Finance Loan

What You Need To Know About Loans Refinance

Published at 02/23/2012 20:47:55

Understanding loans refinance

Introduction

A loan refinance is a new loan that is taken by an individual so as to pay off the original loan that the individual had.  A loan refinance is usually in position, however, home equity loans can also be refinanced. The terms and conditions of refinancing tend to differ in different countries due to the different economic factors that affect the different countries. To qualify for a loan refinance, you have to produce your income statement, list of assets, current debts, value of the property you intend to use as security and the amount you are applying for. There a number of costs associated with loan refinance. They include; an application fee, loan origination fee, appraisal fee, title insurance fee, title search fee, discount points and prepayment penalty for the old loan. An individual with great credit can negotiate for lower a application fee, discount cost and loan origination fee. A loan refinance is sort after due to the following reasons;

  • To reduce and enjoy better interest rates.
  • To combine other loans into one loan. This may decrease the interest rates for a long/short term.
  • To have a long term reduction of monthly repayments.
  • To decrease or change the risk.
  • To increase the loan repayment period.

 

 

Benefits of loan refinance

  1. lowering of monthly payments: Most loan refinance lower the interest rates of an individual. A s a result the monthly payments of the individual are lowered.
  2. Shortens the loan repayment period: In most cases where the repayment period is shortened, the monthly charges are higher but the total payments are lower.
  3. Lengthens the repayment period: If an individual is having trouble making the monthly payment due to whatever reason, a loan refinance would be handy in that, it would increase the length of the loan by spreading out the cost over a great number of years and reduce the monthly payments.
  4. Help to raise cash in hand: This is done by taking a new loan that is greater than your current loan. This way, you are left with some extra cash after paying off the old loan. This extra cash can be used to make profitable investments or to improve your home.
  5. Debt consolidation: This is made possible by taking a loan refinance that is large enough to pay all the loans that you currently hold. This also reduces the interest rates greatly.

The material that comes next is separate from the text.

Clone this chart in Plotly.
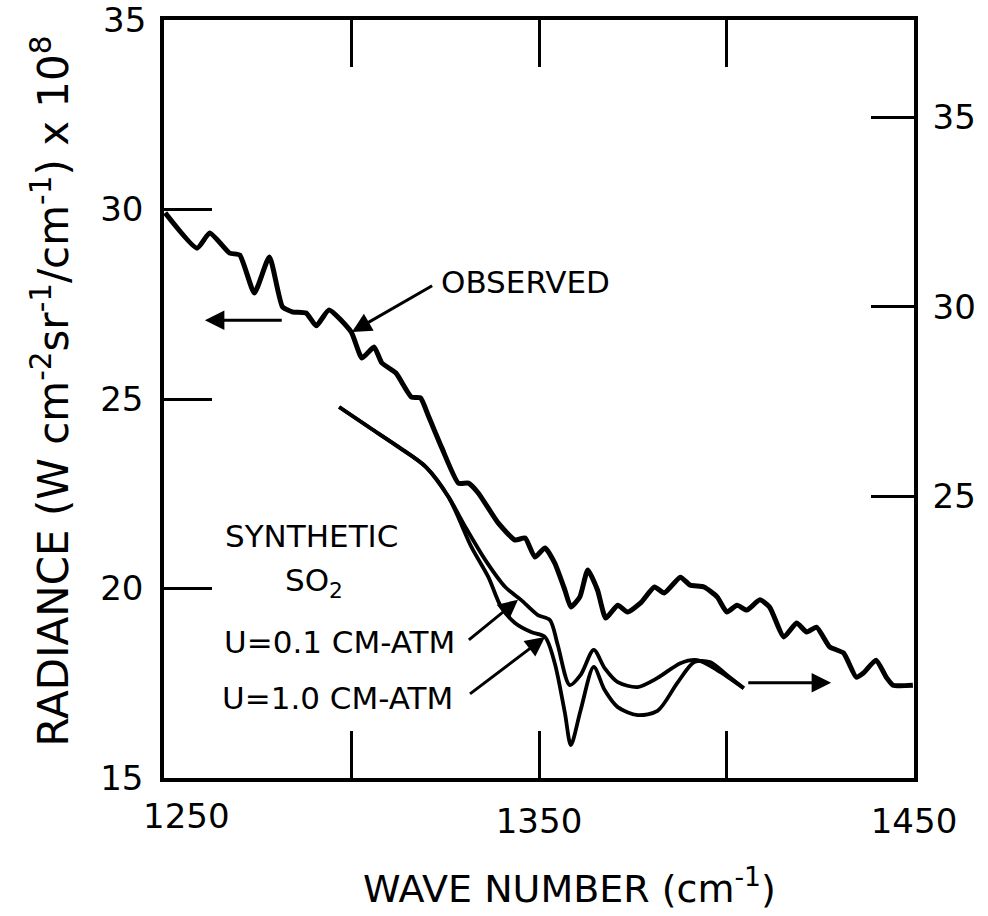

Drawbacks of loan refinance

  1. It is more expensive in the long run: stretched payment periods reduce the monthly interest rates but in the long run , an individual ends up paying more lager amount of interest rates.
  2. Prepayment penalties: Some loans have a prepayment penalty for paying it before the agreed period.
  3. Raising cash in hand: It is very risky to take excess refinance loan so as to raise extra cash for investment.This is because, you are never sure if the investment you make will be profitable or will have losses. In case it suffers losses, then you end up in financial distress and straining to repay the loan.
  4. Consolidation of other debts and loans: Taking a loan refinance so as to repay all your debts and loans is a wise idea but on the other hand, it would not be wise to repay an unsecured loan using a secured loan then you are unable to complete your payments in the end. This will make you loss the property you had used to secure the loan.

Conclusion

From the above information, a person is able to understand what a loan refinance is and what it entails. Most people understand a loan refinance as a strategy to lower monthly payments by getting better rates but what they fail to understand is that a loan refinance can be used to improve and stabilize personal finance. But, before applying for a loan refinance it is important to calculate the monthly savings and the total loan payment in the long run to know if you are going to save or not.